Negli ultimi anni i medici volontari di Emergency hanno girato in lungo e in largo l’Italia per raccontare alla gente la guerra vista dagli occhi di chi cura le vittime civili. Nel padiglione “Piazza Globale” della Festa dell’Unità nazionale, il gruppo di volontari Emergency di Bologna ha presentato “Medici di guerra inviati di pace”, incontro con il dottore Stefano Bertocco, anestesista in Afghanistan, e Ermanno Foroni, fotografo freelance in zone di guerra.

Daria Pocaterra, di Emergency Bologna spiega i principi su cui è stata fondata l’associazione umanitaria nel 1994. Aiutare le vittime civili dei conflitti, a qualsiasi fazione, o etnia, appartengano. Poi, ma la cosa non è affatto secondaria, diffondere nel mondo con la propria testimonianza una
cultura di Pace (cui si può ricondurre le 130.000 firme raccolte in occasione della guerra in Iraq, per rendere operativo il ripudio della guerra espresso dall’articolo 11 della Costituzione italiana). Infine,
combattere la fame direttamente, come intende fare la recente collaborazione avviata, dopo l’incontro tra Gino Strada e Lula, tra Emergency e il Brasile per costruire ospedali nelle zone più disagiate del Sertão brasiliano.

L’incontro prosegue con le diapositive in bianco e nero degli scatti fotografici fatti da Forone in Afghanistan prima, e in Israele e Palestina dopo. Ma ci torneremo alla fine, essendo stato questo probabilmente il momento più forte dell’incontro.

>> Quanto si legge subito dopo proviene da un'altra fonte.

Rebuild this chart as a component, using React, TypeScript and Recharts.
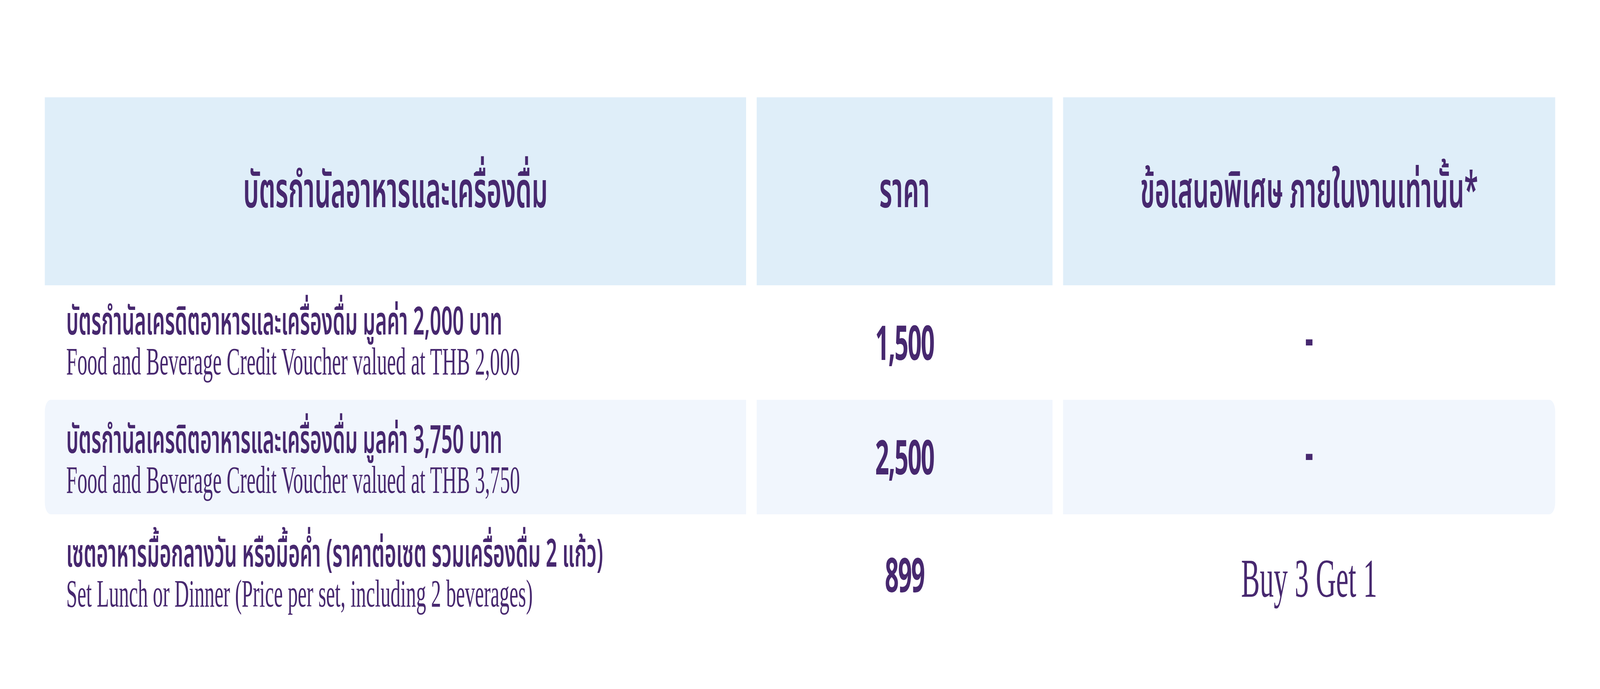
import React from "react";
import { BarChart, Bar, XAxis, YAxis, Rectangle } from "recharts";

// table content
const HEADERS = ["บัตรกำนัลอาหารและเครื่องดื่ม", "ราคา", "ข้อเสนอพิเศษ ภายในงานเท่านั้น*"];
const ITEM_TH = [
  "บัตรกำนัลเครดิตอาหารและเครื่องดื่ม มูลค่า 2,000 บาท",
  "บัตรกำนัลเครดิตอาหารและเครื่องดื่ม มูลค่า 3,750 บาท",
  "เซตอาหารมื้อกลางวัน หรือมื้อค่ำ (ราคาต่อเซต รวมเครื่องดื่ม 2 แก้ว)",
];
const ITEM_EN = [
  "Food and Beverage Credit Voucher valued at THB 2,000",
  "Food and Beverage Credit Voucher valued at THB 3,750",
  "Set Lunch or Dinner (Price per set, including 2 beverages)",
];
const PRICES = ["1,500", "2,500", "899"];
const OFFERS = ["-", "-", "Buy 3 Get 1"];

const W = 8000;
const H = 1763;

const INK = "#47286f";
const HEAD_BG = "#dfeef9";
const ZEBRA_BG = "#f1f6fd";
const THAI = "'Noto Sans Thai', 'Noto Sans', sans-serif";
const SERIF = "'Liberation Serif', 'Times New Roman', serif";
const SANS = "'Noto Sans', sans-serif";

// column slots (share of table width) and gap between cells
const COLS = ["c1", "c2", "c3"];
const SHARE = [3533, 1532, 2487];
const GAP = 53;
const RADIUS = 30;
// the item text in the shaded row sits a little lower
const ITEM_NUDGE = [0, 10, 0];

type Row = { key: string; kind: "head" | "body"; idx: number; shaded: boolean };

const withShares = (r: Row) => ({ ...r, c1: SHARE[0], c2: SHARE[1], c3: SHARE[2] });

const headRows = [withShares({ key: "head", kind: "head", idx: 0, shaded: true })];
const bodyRows = [0, 1].map((i) => withShares({ key: "r" + i, kind: "body", idx: i, shaded: i === 1 }));
const lastRows = [withShares({ key: "r2", kind: "body", idx: 2, shaded: false })];

function cellShape(col: number) {
  return (props: any) => {
    const { x, y, width, height, payload } = props;
    const left = col === 0 ? x : x + GAP / 2;
    const right = col === 2 ? x + width : x + width - GAP / 2;
    const w = right - left;
    const cx = left + w / 2;
    const cy = y + height / 2;
    const row: Row = payload;
    const fill = row.kind === "head" ? HEAD_BG : row.shaded ? ZEBRA_BG : "none";
    let radius: any = 0;
    if (row.kind === "body" && row.shaded) {
      radius = col === 0 ? [RADIUS, 0, 0, RADIUS] : col === 2 ? [0, RADIUS, RADIUS, 0] : 0;
    }
    let content: React.ReactNode = null;
    if (row.kind === "head") {
      content = (
        <text x={cx} y={cy + 41} textAnchor="middle" fill={INK} fontFamily={THAI} fontWeight={600} fontSize={127}>
          {HEADERS[col]}
        </text>
      );
    } else if (col === 0) {
      const ty = cy + ITEM_NUDGE[row.idx];
      content = (
        <g>
          <text x={left + 107} y={ty - 20} fill={INK} fontFamily={THAI} fontWeight={600} fontSize={99}>
            {ITEM_TH[row.idx]}
          </text>
          <text x={left + 107} y={ty + 82} fill={INK} fontFamily={SERIF} fontSize={100}>
            {ITEM_EN[row.idx]}
          </text>
        </g>
      );
    } else if (col === 1) {
      content = (
        <text x={cx} y={cy + 45} textAnchor="middle" fill={INK} fontFamily={SANS} fontWeight={700} fontSize={122} letterSpacing={-4}>
          {PRICES[row.idx]}
        </text>
      );
    } else {
      const offer = OFFERS[row.idx];
      content =
        offer === "-" ? (
          <text x={cx} y={cy + 34} textAnchor="middle" fill={INK} fontFamily={SANS} fontWeight={700} fontSize={125}>
            {offer}
          </text>
        ) : (
          <text x={cx} y={cy + 57} textAnchor="middle" fill={INK} fontFamily={SERIF} fontSize={140}>
            {offer}
          </text>
        );
    }
    return (
      <g>
        {fill !== "none" && <Rectangle x={left} y={y} width={w} height={height} radius={radius} fill={fill} />}
        {content}
      </g>
    );
  };
}

function TableBand({ rows, height }: { rows: any[]; height: number }) {
  const total = SHARE.reduce((a, b) => a + b, 0);
  return (
    <BarChart
      width={W}
      height={height}
      data={rows}
      layout="vertical"
      margin={{ top: 0, right: 224, bottom: 0, left: 224 }}
      barCategoryGap={0}
    >
      <XAxis type="number" domain={[0, total]} hide />
      <YAxis type="category" dataKey="key" hide />
      {COLS.map((c, i) => (
        <Bar key={c} dataKey={c} stackId="t" shape={cellShape(i)} isAnimationActive={false} />
      ))}
    </BarChart>
  );
}

export default function App() {
  // the browser may clamp the window narrower than 8000px: squeeze the page to fit it
  const sx = Math.min(1, window.innerWidth / W);
  const sy = Math.min(1, window.innerHeight / H);
  return (
    <div
      style={{
        position: "absolute",
        left: 0,
        top: 0,
        width: W,
        height: H,
        background: "#fff",
        transform: `scale(${sx}, ${sy})`,
        transformOrigin: "0 0",
      }}
    >
      <div style={{ position: "absolute", left: 0, top: 249 }}>
        <TableBand rows={headRows} height={481} />
      </div>
      <div style={{ position: "absolute", left: 0, top: 730 }}>
        <TableBand rows={bodyRows} height={586} />
      </div>
      <div style={{ position: "absolute", left: 0, top: 1316 }}>
        <TableBand rows={lastRows} height={308} />
      </div>
    </div>
  );
}
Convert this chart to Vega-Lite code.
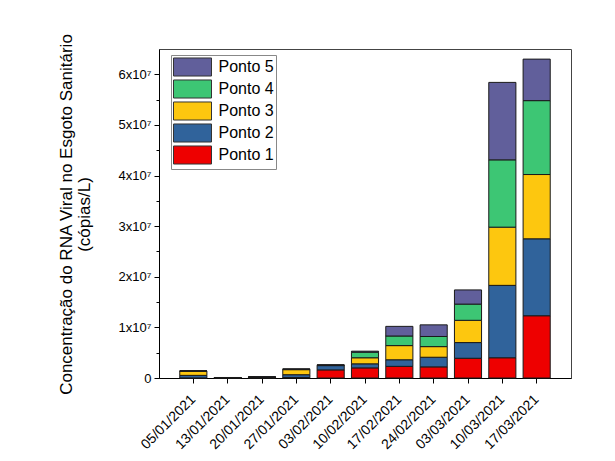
{
  "$schema": "https://vega.github.io/schema/vega-lite/v6.json",
  "width": 412,
  "height": 329,
  "autosize": {"type": "none"},
  "padding": {"left": 159, "top": 49, "right": 44, "bottom": 83},
  "background": "white",
  "data": {
    "values": [
      {"date": "05/01/2021", "ponto": "Ponto 1", "value": 20000},
      {"date": "05/01/2021", "ponto": "Ponto 2", "value": 500000},
      {"date": "05/01/2021", "ponto": "Ponto 3", "value": 850000},
      {"date": "05/01/2021", "ponto": "Ponto 4", "value": 20000},
      {"date": "05/01/2021", "ponto": "Ponto 5", "value": 10000},
      {"date": "13/01/2021", "ponto": "Ponto 1", "value": 20000},
      {"date": "13/01/2021", "ponto": "Ponto 2", "value": 30000},
      {"date": "13/01/2021", "ponto": "Ponto 3", "value": 30000},
      {"date": "13/01/2021", "ponto": "Ponto 4", "value": 10000},
      {"date": "13/01/2021", "ponto": "Ponto 5", "value": 10000},
      {"date": "20/01/2021", "ponto": "Ponto 1", "value": 50000},
      {"date": "20/01/2021", "ponto": "Ponto 2", "value": 100000},
      {"date": "20/01/2021", "ponto": "Ponto 3", "value": 50000},
      {"date": "20/01/2021", "ponto": "Ponto 4", "value": 20000},
      {"date": "20/01/2021", "ponto": "Ponto 5", "value": 10000},
      {"date": "27/01/2021", "ponto": "Ponto 1", "value": 100000},
      {"date": "27/01/2021", "ponto": "Ponto 2", "value": 550000},
      {"date": "27/01/2021", "ponto": "Ponto 3", "value": 1000000},
      {"date": "27/01/2021", "ponto": "Ponto 4", "value": 100000},
      {"date": "27/01/2021", "ponto": "Ponto 5", "value": 50000},
      {"date": "03/02/2021", "ponto": "Ponto 1", "value": 1600000},
      {"date": "03/02/2021", "ponto": "Ponto 2", "value": 850000},
      {"date": "03/02/2021", "ponto": "Ponto 3", "value": 50000},
      {"date": "03/02/2021", "ponto": "Ponto 4", "value": 50000},
      {"date": "03/02/2021", "ponto": "Ponto 5", "value": 50000},
      {"date": "10/02/2021", "ponto": "Ponto 1", "value": 2000000},
      {"date": "10/02/2021", "ponto": "Ponto 2", "value": 800000},
      {"date": "10/02/2021", "ponto": "Ponto 3", "value": 1200000},
      {"date": "10/02/2021", "ponto": "Ponto 4", "value": 1100000},
      {"date": "10/02/2021", "ponto": "Ponto 5", "value": 200000},
      {"date": "17/02/2021", "ponto": "Ponto 1", "value": 2300000},
      {"date": "17/02/2021", "ponto": "Ponto 2", "value": 1300000},
      {"date": "17/02/2021", "ponto": "Ponto 3", "value": 2800000},
      {"date": "17/02/2021", "ponto": "Ponto 4", "value": 1900000},
      {"date": "17/02/2021", "ponto": "Ponto 5", "value": 1900000},
      {"date": "24/02/2021", "ponto": "Ponto 1", "value": 2200000},
      {"date": "24/02/2021", "ponto": "Ponto 2", "value": 1900000},
      {"date": "24/02/2021", "ponto": "Ponto 3", "value": 2100000},
      {"date": "24/02/2021", "ponto": "Ponto 4", "value": 2000000},
      {"date": "24/02/2021", "ponto": "Ponto 5", "value": 2300000},
      {"date": "03/03/2021", "ponto": "Ponto 1", "value": 3900000},
      {"date": "03/03/2021", "ponto": "Ponto 2", "value": 3100000},
      {"date": "03/03/2021", "ponto": "Ponto 3", "value": 4400000},
      {"date": "03/03/2021", "ponto": "Ponto 4", "value": 3200000},
      {"date": "03/03/2021", "ponto": "Ponto 5", "value": 2800000},
      {"date": "10/03/2021", "ponto": "Ponto 1", "value": 4000000},
      {"date": "10/03/2021", "ponto": "Ponto 2", "value": 14300000},
      {"date": "10/03/2021", "ponto": "Ponto 3", "value": 11500000},
      {"date": "10/03/2021", "ponto": "Ponto 4", "value": 13300000},
      {"date": "10/03/2021", "ponto": "Ponto 5", "value": 15300000},
      {"date": "17/03/2021", "ponto": "Ponto 1", "value": 12300000},
      {"date": "17/03/2021", "ponto": "Ponto 2", "value": 15200000},
      {"date": "17/03/2021", "ponto": "Ponto 3", "value": 12700000},
      {"date": "17/03/2021", "ponto": "Ponto 4", "value": 14600000},
      {"date": "17/03/2021", "ponto": "Ponto 5", "value": 8200000}
    ]
  },
  "mark": {"type": "bar", "stroke": "#1a1a1a", "strokeWidth": 1},
  "encoding": {
    "x": {
      "field": "date",
      "type": "nominal",
      "sort": null,
      "scale": {"paddingInner": 0.21, "paddingOuter": 0.605},
      "axis": {
        "title": null,
        "labelAngle": -45,
        "labelAlign": "right",
        "labelBaseline": "middle",
        "labelPadding": 14,
        "labelFont": "Liberation Sans",
        "labelFontSize": 14,
        "labelColor": "#000",
        "tickSize": 5,
        "tickColor": "#000",
        "domainColor": "#000"
      }
    },
    "y": {
      "aggregate": "sum",
      "field": "value",
      "type": "quantitative",
      "stack": "zero",
      "scale": {"domain": [0, 65000000], "nice": false},
      "axis": {
        "title": ["Concentração do RNA Viral no Esgoto Sanitário", "(cópias/L)"],
        "titleFont": "Liberation Sans",
        "titleFontSize": 17,
        "titleFontWeight": "normal",
        "titleColor": "#000",
        "titleLineHeight": 18,
        "titleAngle": -90,
        "titleAlign": "center",
        "titleBaseline": "middle",
        "titleX": -93,
        "titleY": 165,
        "values": [0, 5000000, 10000000, 15000000, 20000000, 25000000, 30000000, 35000000, 40000000, 45000000, 50000000, 55000000, 60000000],
        "labelExpr": "datum.value % 10000000 === 0 ? (datum.value === 0 ? '0' : (datum.value / 10000000) + 'x10⁷') : ''",
        "labelFont": "Liberation Sans",
        "labelFontSize": 13,
        "labelColor": "#000",
        "labelPadding": 3,
        "tickSize": {"condition": {"test": "datum.value % 10000000 === 0", "value": 5}, "value": 3},
        "tickColor": "#000",
        "domainColor": "#000",
        "grid": false
      }
    },
    "color": {
      "field": "ponto",
      "type": "nominal",
      "scale": {
        "domain": ["Ponto 5", "Ponto 4", "Ponto 3", "Ponto 2", "Ponto 1"],
        "range": ["#615f9b", "#3dc674", "#fdc70f", "#30639b", "#ee0000"]
      },
      "legend": {
        "title": null,
        "orient": "none",
        "legendX": 12,
        "legendY": 6,
        "symbolType": "M-2,-0.95H2V0.95H-2Z",
        "symbolSize": 361,
        "symbolOffset": 9.5,
        "symbolStrokeColor": "#333",
        "symbolStrokeWidth": 1,
        "symbolOpacity": 1,
        "labelFont": "Liberation Sans",
        "labelFontSize": 16,
        "labelColor": "#000",
        "labelOffset": 16,
        "rowPadding": -3,
        "strokeColor": "#888",
        "fillColor": "white",
        "padding": 2
      }
    },
    "order": {"field": "ponto", "sort": "ascending"}
  },
  "config": {
    "view": {"stroke": "#444", "strokeWidth": 1}
  }
}
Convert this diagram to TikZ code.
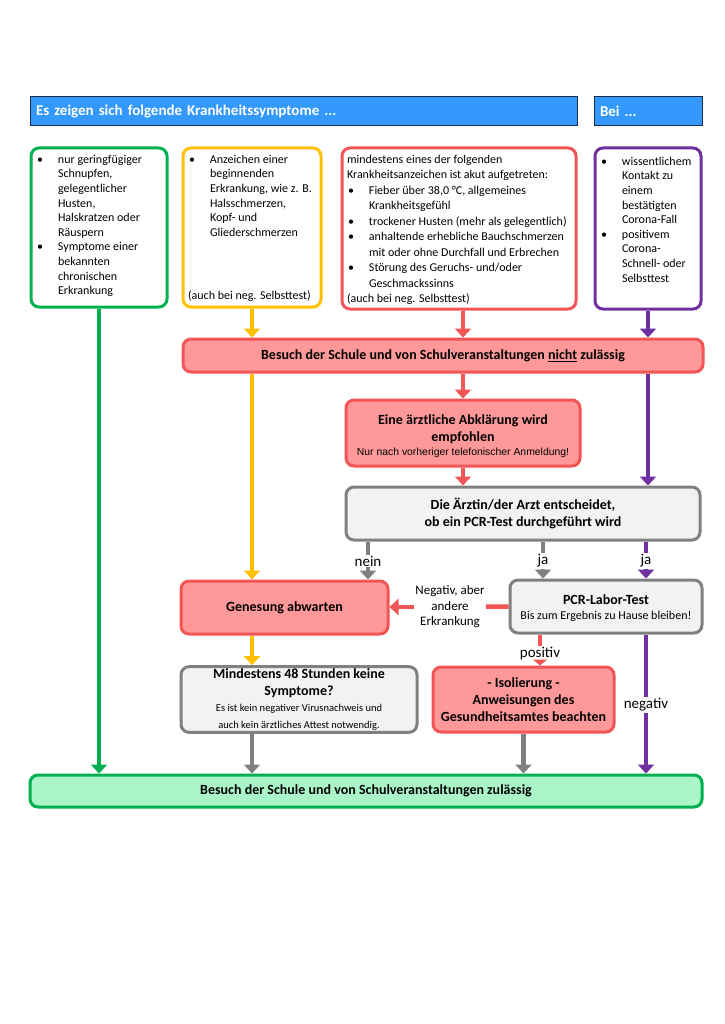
\documentclass[tikz,border=0pt]{standalone}
\usepackage{fontspec}
\setmainfont{Carlito}
\newfontfamily\arialfont{Liberation Sans}
\usetikzlibrary{arrows.meta}
\definecolor{hdrblue}{RGB}{51,153,255}
\definecolor{hdrline}{RGB}{31,42,68}
\definecolor{symgreen}{RGB}{0,176,80}
\definecolor{symyellow}{RGB}{255,192,0}
\definecolor{symred}{RGB}{242,85,85}
\definecolor{symviolet}{RGB}{112,48,160}
\definecolor{boxpink}{RGB}{255,153,153}
\definecolor{boxgray}{RGB}{242,242,242}
\definecolor{linegray}{RGB}{128,128,128}
\definecolor{okgreen}{RGB}{170,245,200}
% bullet with hanging indent
\newcommand{\bitem}[1]{\par\noindent\hangindent=22pt\hangafter=1\makebox[22pt][l]{\hspace{1pt}\textbullet}#1}

\begin{document}
\begin{tikzpicture}[x=1pt, y=-1pt,
  head/.style={draw=hdrline, line width=1pt, fill=hdrblue, text=white, minimum height=29pt, inner ysep=0pt, inner xsep=6pt, align=left, font=\fontsize{15}{17}\selectfont\bfseries},
  sbox/.style={draw=#1, line width=3pt, rounded corners=8pt, fill=white, inner sep=5pt, font=\fontsize{12}{14.6}\selectfont},
  fbox/.style={line width=3pt, rounded corners=8pt, align=center, inner sep=2pt, font=\fontsize{14}{17}\selectfont\bfseries},
  redbox/.style={fbox, draw=symred, fill=boxpink},
  greybox/.style={fbox, draw=linegray, fill=boxgray},
  flow/.style={line width=4.5pt, draw=#1, -{Triangle[width=16pt,length=9pt]}},
  stub/.style={line width=4.5pt, draw=#1},
  lbl/.style={inner sep=1pt, font=\fontsize{15}{17}\selectfont}]
\useasboundingbox (0,0) rectangle (724,1024);

% headers
\node[head, text width=535pt] (head1) at (303.5,111.5) {Es zeigen sich folgende Krankheitssymptome ...};
\node[head, text width=96pt] (head2) at (648,111.5) {Bei ...};

% symptom boxes
\node[sbox=symgreen] (mild) at (99,227.5) {\parbox[c][149pt][t]{126pt}{\vspace*{2pt}%
  \bitem{nur geringfügiger\\Schnupfen,\\gelegentlicher\\Husten,\\Halskratzen oder\\Räuspern}%
  \bitem{Symptome einer\\bekannten\\chronischen\\Erkrankung}}};
\node[sbox=symyellow] (early) at (252,227.5) {\parbox[c][149pt][t]{128pt}{\vspace*{2pt}%
  \bitem{Anzeichen einer\\beginnenden\\Erkrankung, wie z. B.\\Halsschmerzen,\\Kopf- und\\Gliederschmerzen}%
  \par\vfill\noindent(auch bei neg. Selbsttest)}};
\node[sbox=symred] (acute) at (459,228.5) {\parbox[c][151pt][t]{224pt}{\fontsize{12}{15.5}\selectfont\vspace*{2pt}%
  \noindent mindestens eines der folgenden\\Krankheitsanzeichen ist akut aufgetreten:%
  \bitem{Fieber über 38,0 °C, allgemeines\\Krankheitsgefühl}%
  \bitem{trockener Husten (mehr als gelegentlich)}%
  \bitem{anhaltende erhebliche Bauchschmerzen\\mit oder ohne Durchfall und Erbrechen}%
  \bitem{Störung des Geruchs- und/oder\\Geschmackssinns}%
  \par\noindent(auch bei neg. Selbsttest)}};
\node[sbox=symviolet] (contact) at (648,228.5) {\parbox[c][151pt][t]{96pt}{\vspace*{4pt}%
  \bitem{wissentlichem\\Kontakt zu\\einem\\bestätigten\\Corona-Fall}%
  \bitem{positivem\\Corona-\\Schnell- oder\\Selbsttest}}};

% flow boxes
\node[redbox, minimum width=520pt, minimum height=33pt] (nogo) at (443,355.5)
  {Besuch der Schule und von Schulveranstaltungen \underline{nicht} zulässig};
\node[redbox, minimum width=234pt, minimum height=66pt] (advice) at (463,433)
  {\rule{0pt}{17pt}Eine ärztliche Abklärung wird\\empfohlen\\[-3pt]{\normalfont\arialfont\fontsize{10.4}{12}\selectfont Nur nach vorheriger telefonischer Anmeldung!}};
\node[greybox, minimum width=354pt, minimum height=53pt] (doctor) at (523,513.5)
  {Die Ärztin/der Arzt entscheidet,\\ob ein PCR-Test durchgeführt wird};
\node[redbox, minimum width=207pt, minimum height=53pt] (recover) at (284.5,607.5) {Genesung abwarten};
\node[greybox, minimum width=192pt, minimum height=53pt] (pcr) at (606,606.5)
  {\rule{0pt}{14pt}PCR-Labor-Test\\[-2pt]{\normalfont\fontsize{12}{14}\selectfont Bis zum Ergebnis zu Hause bleiben!}};
\node[greybox, minimum width=236pt, minimum height=65pt] (nosym) at (299,699.5)
  {Mindestens 48 Stunden keine\\Symptome?\\[-1pt]{\normalfont\fontsize{10.5}{17}\selectfont Es ist kein negativer Virusnachweis und}\\
   {\normalfont\fontsize{10.5}{17}\selectfont auch kein ärztliches Attest notwendig.}};
\node[redbox, minimum width=181pt, minimum height=65pt] (iso) at (523.5,699.5)
  {- Isolierung -\\Anweisungen des\\Gesundheitsamtes beachten};
\node[fbox, draw=symgreen, fill=okgreen, minimum width=672pt, minimum height=32pt] (final) at (366,791)
  {Besuch der Schule und von Schulveranstaltungen zulässig};

% labels
\node[lbl] (no) at (368,561) {nein};
\node[lbl] (yes) at (543,561) {ja};
\node[lbl] (yesv) at (646,561) {ja};
\node[lbl, align=center, font=\fontsize{13}{15.5}\selectfont] (negother) at (450,607) {Negativ, aber\\andere\\Erkrankung};
\node[lbl] (pos) at (540,654) {positiv};
\node[lbl] (neg) at (646,705) {negativ};

% arrows from the symptoms
\draw[flow=symgreen] (mild.south) -- (mild.south |- final.north);
\draw[flow=symyellow] (early.south) -- (early.south |- nogo.north);
\draw[flow=symred] (acute.south -| advice.north) -- (advice.north |- nogo.north);
\draw[flow=symviolet] (contact.south) -- (contact.south |- nogo.north);
% below nicht zulaessig
\draw[flow=symyellow] (nogo.south -| early.south) -- (early.south |- recover.north);
\draw[flow=symred] (nogo.south -| advice.north) -- (advice.north);
\draw[flow=symred] (advice.south) -- (advice.south |- doctor.north);
\draw[flow=symviolet] (nogo.south -| contact.south) -- (contact.south |- doctor.north);
% decision
\draw[stub=linegray] (doctor.south -| no) -- (no);
\draw[flow=linegray] (no) -- (no |- recover.north);
\draw[stub=linegray] (doctor.south -| yes) -- (yes);
\draw[flow=linegray] (yes) -- (yes |- pcr.north);
\draw[stub=symviolet] (doctor.south -| yesv) -- (yesv);
\draw[flow=symviolet] (yesv) -- (yesv |- pcr.north);
% test result
\draw[stub=symred] (pcr.west) -- (negother);
\draw[flow=symred] (negother) -- (negother -| recover.east);
\draw[stub=symred] (pcr.south -| pos) -- (pos);
\draw[stub=symred, -{Triangle[width=14pt,length=6pt]}] (pos) -- (pos |- iso.north);
\draw[stub=symviolet] (pcr.south -| neg) -- (neg);
\draw[flow=symviolet] (neg) -- (neg |- final.north);
% back to school
\draw[flow=symyellow] (recover.south -| early.south) -- (early.south |- nosym.north);
\draw[flow=linegray] (nosym.south -| early.south) -- (early.south |- final.north);
\draw[flow=linegray] (iso.south) -- (iso.south |- final.north);
\end{tikzpicture}
\end{document}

Il dottore Stefano Bertocco racconta la sua esperienza di quattro mesi come anestesista volontario in Afghanistan, quasi tutti passati all’ospedale di Kabul. Bertocco cerca di spiegare il dramma di un paese in guerra da 22 anni, dove il conflitto non è affatto finito dopo l’abbattimento del regime
talebano.

Pesante è, per il dottore volontario in zone di guerra, non poter salvare dei bambini feriti da una mina, non avere mai una vera pausa, dato che le vittime arrivano in ospedale continuamente.
Ma soprattutto, è pesante la beffa dell’abbandono del governo italiano subita dai medici volontari: chi parte deve lasciare il lavoro, o ottenere una lunga aspettativa dall’ente in cui presta servizio, senza percepire alcuno stipendio in quel periodo.
Tutto è ripagato, ci dice l’anestesista di Reggio Emilia, dalla gratitudine dei bambini operati e riconsegnati ad una vita dignitosa.
Ed ora veniamo alle diapositive: queste non sono accompagnate da alcun commento, giustamente.
Dopo gli scatti in Afghanistan resta in mente un’unica immagine: quella di un paese di bambini mutilati negli arti e nello sguardo.
A Gerusalemme, il fotografo riesce a catturare qualche immagine dei rabbini in preghiera al muro del pianto, prima di dover correre a documentare un attentato kamikaze davanti una pasticceria.
Le foto scattate nella striscia di Gaza mostrano i funerali di un bambino palestinese ucciso dai soldati israeliani. La gente che porta in processione il piccolo corpo trasuda odio e disperazione.
Il bianco e nero rende le strade polverose di Kabul e Gaza ugualmente luminose, e le macerie ugualmente tetre.
I poveri, i mutilati, i disperati, senza il colore, sono uguali monumenti muti in ogni angolo di mondo.
E uguale è lo sgomento di chi guarda -per pochi attimi- la miseria della guerra, ponendosi domande che le vittime ormai non si pongono più.